## Begin RECORDS FOR THIS EXERCISE

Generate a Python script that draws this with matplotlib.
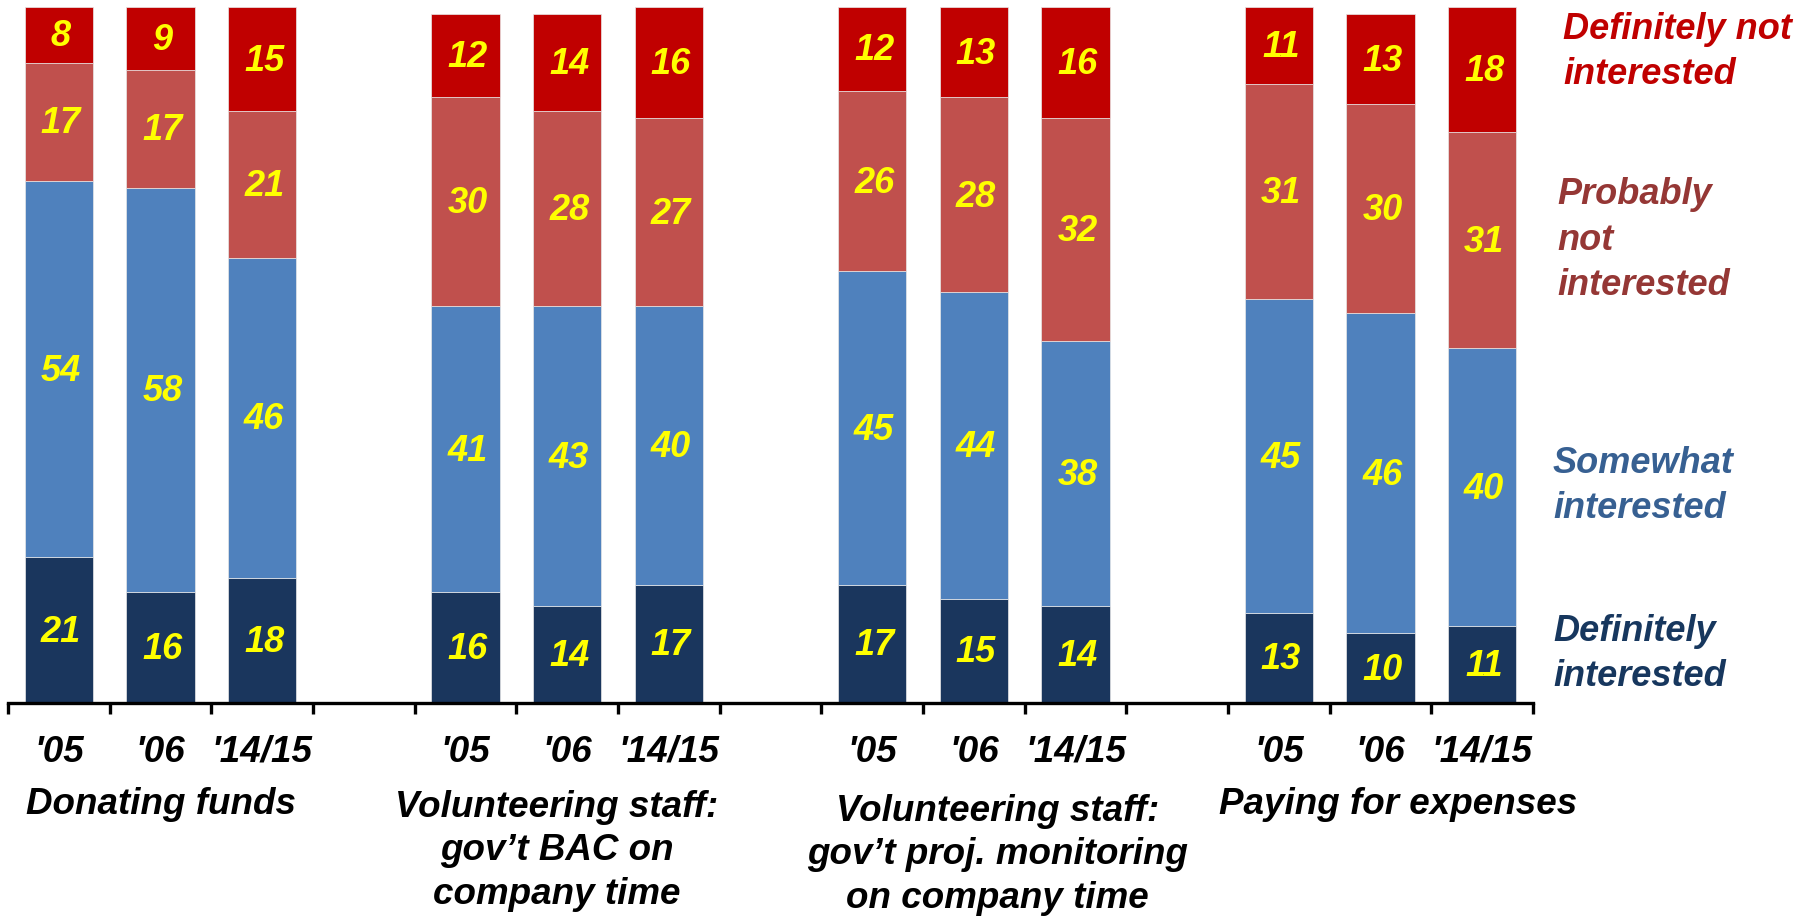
import matplotlib
matplotlib.use("Agg")
import matplotlib.pyplot as plt
import numpy as np

# ---------------- data ----------------
groups = ["Donating funds",
          "Volunteering staff:\ngov\u2019t BAC on\ncompany time",
          "Volunteering staff:\ngov\u2019t proj. monitoring\non company time",
          "Paying for expenses"]
years = ["'05", "'06", "'14/15"]
series_names = ["Definitely\ninterested", "Somewhat\ninterested",
                "Probably\nnot\ninterested", "Definitely not\ninterested"]
definitely_interested = [21, 16, 18, 16, 14, 17, 17, 15, 14, 13, 10, 11]
somewhat_interested = [54, 58, 46, 41, 43, 40, 45, 44, 38, 45, 46, 40]
probably_not = [17, 17, 21, 30, 28, 27, 26, 28, 32, 31, 30, 31]
definitely_not = [8, 9, 15, 12, 14, 16, 12, 13, 16, 11, 13, 18]

# ---------------- style ----------------
seg_colors = ["#1A365D", "#4F81BD", "#C0504D", "#C00000"]
legend_colors = ["#17375E", "#376092", "#953735", "#C00000"]
FONT = "Liberation Sans"

W, H = 1800, 916
fig = plt.figure(figsize=(W / 100, H / 100), dpi=100)
x0, x1 = 8, 1533
ybot, ytop = 703, 7
ax = fig.add_axes([x0 / W, 1 - ybot / H, (x1 - x0) / W, (ybot - ytop) / H])
ax.set_xlim(-0.5, 14.5)
ax.set_ylim(0, 100)

series = [definitely_interested, somewhat_interested, probably_not, definitely_not]
xpos = np.array([4 * g + j for g in range(4) for j in range(3)], dtype=float)
bottom = np.zeros(len(xpos))
for vals, col in zip(series, seg_colors):
    vals = np.array(vals, dtype=float)
    ax.bar(xpos, vals, bottom=bottom, width=0.67, color=col,
           edgecolor="#E8E8E8", linewidth=0.5)
    for x, b, v in zip(xpos, bottom, vals):
        ax.text(x + 0.02, b + v / 2 - 0.3, f"{int(v)}", ha="center", va="center",
                color="#FFFF00", fontsize=26, fontweight="bold",
                fontstyle="italic", family=FONT)
    bottom += vals

for s in ["top", "right", "left"]:
    ax.spines[s].set_visible(False)
ax.spines["bottom"].set_linewidth(2.4)
ax.set_xticks(np.arange(-0.5, 15, 1.0))
ax.set_xticklabels([])
ax.tick_params(axis="x", direction="out", length=8, width=2.4)
ax.set_yticks([])

px_per_unit = (ybot - ytop) / 100.0
def ydata(py):
    return (ybot - py) / px_per_unit

# year tick labels
for i, x in enumerate(xpos):
    ax.text(x, ydata(752), years[i % 3], ha="center", va="center",
            fontsize=26.5, fontweight="bold", fontstyle="italic",
            family=FONT, color="black", clip_on=False)

# group labels
group_offsets = [0.0, -0.1, 0.23, 0.17]
group_y = [804, 851, 855, 804]
for g, (lab, off, gy) in enumerate(zip(groups, group_offsets, group_y)):
    ax.text(4 * g + 1 + off, ydata(gy), lab, ha="center", va="center",
            fontsize=26.5, fontweight="bold", fontstyle="italic",
            family=FONT, color="black", linespacing=1.33, clip_on=False)

# right-side legend labels
leg_x = [1553, 1553, 1557, 1563]
leg_y = [654, 486, 240, 52]
for name, col, lx, ly in zip(series_names, legend_colors, leg_x, leg_y):
    fig.text(lx / W, 1 - ly / H, name, ha="left", va="center",
             fontsize=26, fontweight="bold", fontstyle="italic",
             family=FONT, color=col, linespacing=1.38)

fig.savefig("out.png", dpi=100)
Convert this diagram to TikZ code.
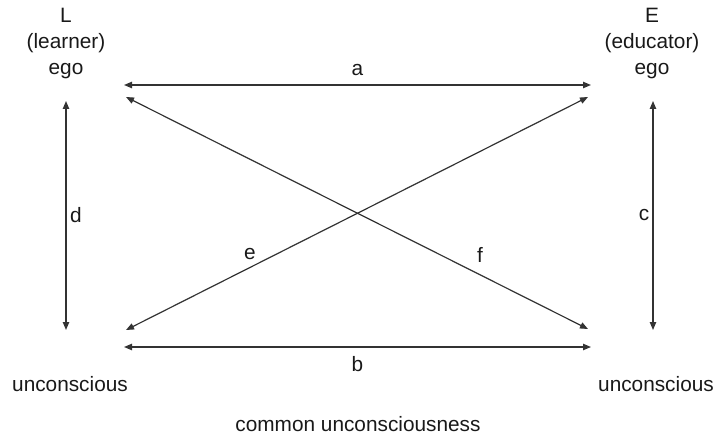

## End RECORDS FOR THIS EXERCISE

■ STATED GOAL
Only the lines from the start of the records through the line containing "bottom += vals" should be repeated, word for word, with the pictures left out.

■ EXERCISE OUTPUT
Generate a Python script that draws this with matplotlib.
import matplotlib
matplotlib.use("Agg")
import matplotlib.pyplot as plt
import numpy as np

# ---------------- data ----------------
groups = ["Donating funds",
          "Volunteering staff:\ngov\u2019t BAC on\ncompany time",
          "Volunteering staff:\ngov\u2019t proj. monitoring\non company time",
          "Paying for expenses"]
years = ["'05", "'06", "'14/15"]
series_names = ["Definitely\ninterested", "Somewhat\ninterested",
                "Probably\nnot\ninterested", "Definitely not\ninterested"]
definitely_interested = [21, 16, 18, 16, 14, 17, 17, 15, 14, 13, 10, 11]
somewhat_interested = [54, 58, 46, 41, 43, 40, 45, 44, 38, 45, 46, 40]
probably_not = [17, 17, 21, 30, 28, 27, 26, 28, 32, 31, 30, 31]
definitely_not = [8, 9, 15, 12, 14, 16, 12, 13, 16, 11, 13, 18]

# ---------------- style ----------------
seg_colors = ["#1A365D", "#4F81BD", "#C0504D", "#C00000"]
legend_colors = ["#17375E", "#376092", "#953735", "#C00000"]
FONT = "Liberation Sans"

W, H = 1800, 916
fig = plt.figure(figsize=(W / 100, H / 100), dpi=100)
x0, x1 = 8, 1533
ybot, ytop = 703, 7
ax = fig.add_axes([x0 / W, 1 - ybot / H, (x1 - x0) / W, (ybot - ytop) / H])
ax.set_xlim(-0.5, 14.5)
ax.set_ylim(0, 100)

series = [definitely_interested, somewhat_interested, probably_not, definitely_not]
xpos = np.array([4 * g + j for g in range(4) for j in range(3)], dtype=float)
bottom = np.zeros(len(xpos))
for vals, col in zip(series, seg_colors):
    vals = np.array(vals, dtype=float)
    ax.bar(xpos, vals, bottom=bottom, width=0.67, color=col,
           edgecolor="#E8E8E8", linewidth=0.5)
    for x, b, v in zip(xpos, bottom, vals):
        ax.text(x + 0.02, b + v / 2 - 0.3, f"{int(v)}", ha="center", va="center",
                color="#FFFF00", fontsize=26, fontweight="bold",
                fontstyle="italic", family=FONT)
    bottom += vals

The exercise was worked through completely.